Why the bell rings? It rings for you (but also mostly for me)

The glut of holidays at the end of December had us ringing our church bell with regularity. Now that is it operational again, we welcome opportunities to use it.

We try to be respectful. It’s a bell in a former church, after all.

So far, no one has complained. At least to our faces.

We’ve been ringing to the bell once or twice or letting our guests do so whenever we have a tour of the church, which occurs with some regularity, maybe once a week. People are curious, and in some cases, our various contractors have enjoyed showing off their work here. So when we walk through the second floor, I will invariably yank on the bell pull to show off the unique feature of our home.

But for winter solstice–the shortest day of the year marking the beginning of winter–we ran the bell twelve times at sunset: 4:23 p.m. on December 21.

 

My birthday was December 23, so I rang it six times at noon (one for each decade and partial decade of my lifetime). We discussed ringing it once for every year, but that certainly would have ticked off the neighbors! (My father, who helps at funeral services with his local funeral home, also objected to ringing it once for every year because that’s what some churches do at funerals; since I’m not dead yet, we didn’t want to commemorate that).

Of course, we felt compelled to ring our bell on Christmas Eve (6 p.m.) and Christmas Day (9 a.m.), so we did then, too.

Our belfry was quiet for a few days until New Year’s Eve. If ever there were an appropriate time to ring our bell at midnight, this was it! I sort of rang a church bell one other time on New Year’s Eve. My priest threw a “Y2K be damned!” party on December 31, 1999, and he let me and my then-husband ring the bell at midnight. Only the bells on the cathedral were electronic and operated by pushing buttons (still, that was exciting if only because January 1, 2000 arrived without any fanfare beyond midnight bells).

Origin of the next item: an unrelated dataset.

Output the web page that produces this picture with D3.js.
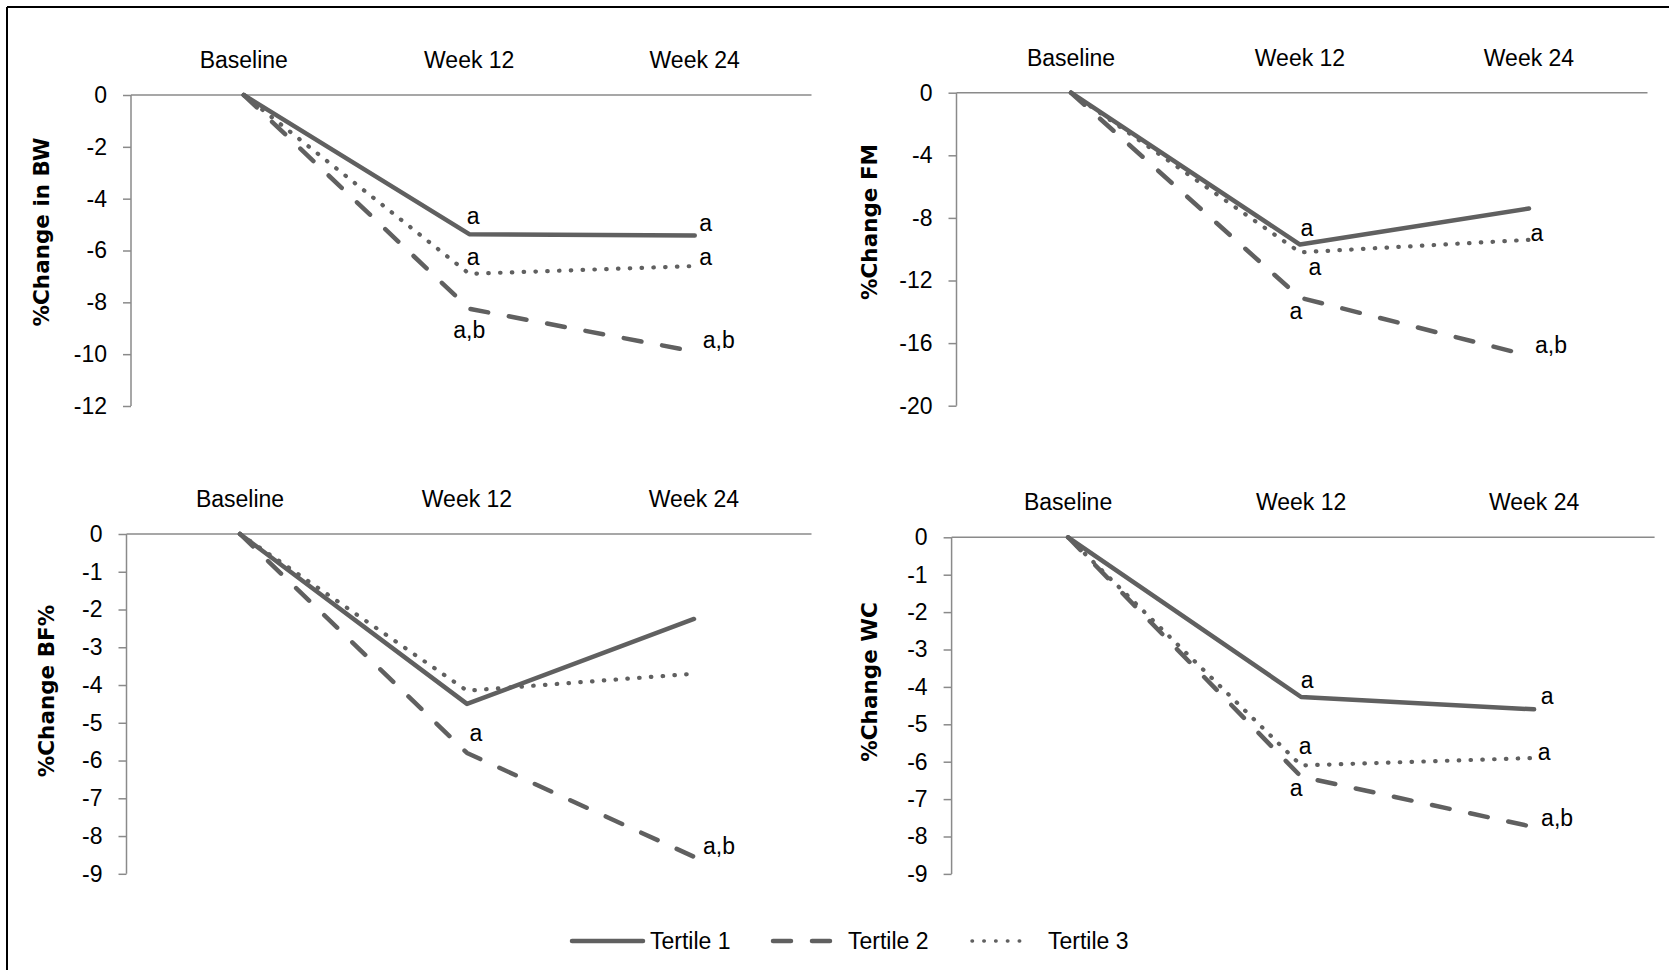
<!DOCTYPE html>
<html>
<head>
<meta charset="utf-8">
<script src="https://cdn.jsdelivr.net/npm/d3@7"></script>
<style>
body { margin: 0; background: #fff; }
text { font-family: "Liberation Sans Narrow", "Arial Narrow", "Liberation Sans", sans-serif; fill: #000; }
.ytitle { font-family: "DejaVu Sans", Verdana, sans-serif; font-weight: bold; }
</style>
</head>
<body>
<svg id="chart" width="1669" height="970"></svg>
<script>
'use strict';

// ---- data ----
var categories = ['Baseline', 'Week 12', 'Week 24']
var seriesNames = ['Tertile 1', 'Tertile 2', 'Tertile 3']

// % change in body weight, one row per tertile
var bwValues = [[0, -5.37, -5.42], [0, -8.25, -9.9], [0, -6.9, -6.6]]
var bwTicks = [0, -2, -4, -6, -8, -10, -12]
var bwLabels = [['', 'a', 'a'], ['', 'a,b', 'a,b'], ['', 'a', 'a']]

// % change in fat mass
var fmValues = [[0, -9.7, -7.4], [0, -13.1, -16.8], [0, -10.2, -9.4]]
var fmTicks = [0, -4, -8, -12, -16, -20]
var fmLabels = [['', 'a', ''], ['', 'a', 'a,b'], ['', 'a', 'a']]

// % change in body fat %
var bfValues = [[0, -4.5, -2.25], [0, -5.8, -8.55], [0, -4.15, -3.7]]
var bfTicks = [0, -1, -2, -3, -4, -5, -6, -7, -8, -9]
var bfLabels = [['', '', ''], ['', 'a', 'a,b'], ['', '', '']]

// % change in waist circumference
var wcValues = [[0, -4.27, -4.6], [0, -6.4, -7.75], [0, -6.1, -5.9]]
var wcTicks = [0, -1, -2, -3, -4, -5, -6, -7, -8, -9]
var wcLabels = [['', 'a', 'a'], ['', 'a', 'a,b'], ['', 'a', 'a']]

// ---- layout (pixels) ----
var layout = [
    { title: '%Change in BW', values: bwValues, ticks: bwTicks, labels: bwLabels,
      x0: 131, step: 225.5, yTop: 95, yBottom: 406, titleX: 41, titleY: 232,
      offsets: [[null, [4, -18], [11, -12]], [null, [0, 21], [24, -12]], [null, [4, -17], [11, -9]]] },
    { title: '%Change FM', values: fmValues, ticks: fmTicks, labels: fmLabels,
      x0: 956.5, step: 229, yTop: 92.7, yBottom: 405.7, titleX: 869, titleY: 222,
      offsets: [[null, [7, -17], null], [null, [-4, 13], [22, -11]], [null, [15, 15], [8, -7]]] },
    { title: '%Change BF%', values: bfValues, ticks: bfTicks, labels: bfLabels,
      x0: 126.5, step: 227, yTop: 534, yBottom: 873.8, titleX: 46, titleY: 691,
      offsets: [[null, null, null], [null, [9, -20], [25, -11]], [null, null, null]] },
    { title: '%Change WC', values: wcValues, ticks: wcTicks, labels: wcLabels,
      x0: 951.6, step: 233, yTop: 537.3, yBottom: 873.9, titleX: 869, titleY: 682,
      offsets: [[null, [6, -17], [13, -13]], [null, [-5, 11], [23, -9]], [null, [4, -19], [10, -6]]] }
]

var lineColor = '#606060'
var axisColor = '#8a8a8a'
var dashStyles = [null, '18 21', '0.5 11.3']
var fontSize = 23

var svg = d3.select('#chart')

// outer frame (only top and left edges fall inside the picture)
svg.append('line').attr('x1', 7).attr('y1', 7).attr('x2', 1669).attr('y2', 7)
    .attr('stroke', '#000').attr('stroke-width', 2)
svg.append('line').attr('x1', 7).attr('y1', 7).attr('x2', 7).attr('y2', 970)
    .attr('stroke', '#000').attr('stroke-width', 2)

function drawPanel(p) {
    var width = p.step * categories.length
    var x = d3.scalePoint().domain(categories).range([p.x0, p.x0 + width]).padding(0.5)
    var y = d3.scaleLinear().domain([d3.min(p.ticks), 0]).range([p.yBottom, p.yTop])

    var g = svg.append('g')

    // y axis, plain hyphen minus like the original
    var yAxis = d3.axisLeft(y).tickValues(p.ticks).tickSize(8).tickPadding(16)
        .tickFormat(function(d) { return String(d) })
    var ya = g.append('g').attr('transform', 'translate(' + p.x0 + ',0)').call(yAxis)
    ya.select('.domain').attr('stroke', axisColor).attr('stroke-width', 1.5)
        .attr('d', 'M0,' + y(0) + 'V' + p.yBottom)
    ya.selectAll('.tick line').attr('stroke', axisColor).attr('stroke-width', 1.5)
    ya.selectAll('.tick text').attr('font-size', fontSize).attr('fill', '#000')
        .style('font-family', '"Liberation Sans Narrow", "Arial Narrow", "Liberation Sans", sans-serif')

    // category axis along zero, labels above
    g.append('line').attr('x1', p.x0).attr('x2', p.x0 + width + 4)
        .attr('y1', y(0)).attr('y2', y(0))
        .attr('stroke', axisColor).attr('stroke-width', 1.5)
    g.selectAll('.cat').data(categories).enter().append('text')
        .attr('class', 'cat')
        .attr('x', function(d) { return x(d) })
        .attr('y', y(0) - 35)
        .attr('text-anchor', 'middle')
        .attr('dominant-baseline', 'central')
        .attr('font-size', fontSize)
        .text(function(d) { return d })

    // y title
    g.append('text').attr('class', 'ytitle')
        .attr('transform', 'translate(' + p.titleX + ',' + p.titleY + ') rotate(-90)')
        .attr('text-anchor', 'middle')
        .attr('dominant-baseline', 'central')
        .attr('font-size', 21.5)
        .text(p.title)

    var line = d3.line()
        .x(function(d, i) { return x(categories[i]) })
        .y(function(d) { return y(d) })

    p.values.forEach(function(vals, s) {
        g.append('path')
            .attr('d', line(vals))
            .attr('fill', 'none')
            .attr('stroke', lineColor)
            .attr('stroke-width', s === 2 ? 4.2 : 4.5)
            .attr('stroke-linecap', 'round')
            .attr('stroke-linejoin', 'round')
            .attr('stroke-dasharray', dashStyles[s])
    })

    // significance letters
    p.labels.forEach(function(row, s) {
        row.forEach(function(txt, i) {
            if (!txt) return
            var off = p.offsets[s][i]
            g.append('text')
                .attr('x', x(categories[i]) + off[0])
                .attr('y', y(p.values[s][i]) + off[1])
                .attr('text-anchor', 'middle')
                .attr('dominant-baseline', 'central')
                .attr('font-size', fontSize)
                .text(txt)
        })
    })
}

layout.forEach(drawPanel)

// legend
var legendItems = [
    { x1: 572, x2: 643, tx: 650 },
    { x1: 773, x2: 833, tx: 848 },
    { x1: 972, x2: 1031, tx: 1048 }
]
var legendY = 941
var legend = svg.append('g')
legend.selectAll('line').data(seriesNames).enter().append('line')
    .attr('x1', function(d, i) { return legendItems[i].x1 })
    .attr('x2', function(d, i) { return legendItems[i].x2 })
    .attr('y1', legendY).attr('y2', legendY)
    .attr('stroke', lineColor)
    .attr('stroke-width', function(d, i) { return i === 2 ? 3.5 : 4.5 })
    .attr('stroke-linecap', 'round')
    .attr('stroke-dasharray', function(d, i) { return dashStyles[i] })
legend.selectAll('text').data(seriesNames).enter().append('text')
    .attr('x', function(d, i) { return legendItems[i].tx })
    .attr('y', legendY)
    .attr('dominant-baseline', 'central')
    .attr('font-size', fontSize)
    .text(function(d) { return d })
</script>
</body>
</html>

Tyler and I planned a small get-together that disintegrated when one of our guests came down with the flu, so it was just Tyler and me celebrating the new year in the church. Then, as is his wont, he turned in early. So ringing the bell was up to me. My father joked with me earlier in the day that he wasn’t going to visit me in jail if I got arrested for disturbing the peace.

I stayed awake with reruns of “Friends.” At 11:55 p.m., I crept upstairs. It was a warm night (for December), and I opened the belfry window so I could hear the bell better.

Instead of ringing the bell a certain number of times, I decided to ring it for a certain amount of time–one minute.

About halfway through the minute, I could popping sounds I hadn’t heard on the other days we rang the bell. I thought for a moment I had broken it! But then I realized I was hearing fireworks through the open window. (See! I wasn’t the only awake in our little town. Whew!)

When I was done, I looked through the belfry window at the now quiet scene below. No police cruisers had assembled.

Someone down the street yelled “Happy New Year! And thanks Methodist Church bell ringer!” I was stunned–and thrilled–that I had an audience. So I yelled “You’re welcome!” And they yelled “That was awesome!”

It was awesome, in the original meaning of the word: filled with awe. Not everyone gets to ring a real church bell at midnight on New Year’s Eve. I literally rang in the new year! I closed the window, turned off all the lights and sneaked into bed beside my husband, who was now wide awake. “Happy new year!” we wished each other.

I have no plans to ring the bell for any upcoming holidays (Tyler’s birthday isn’t until August). If you hear it ring, it’s because we have guests, and I’m showing off.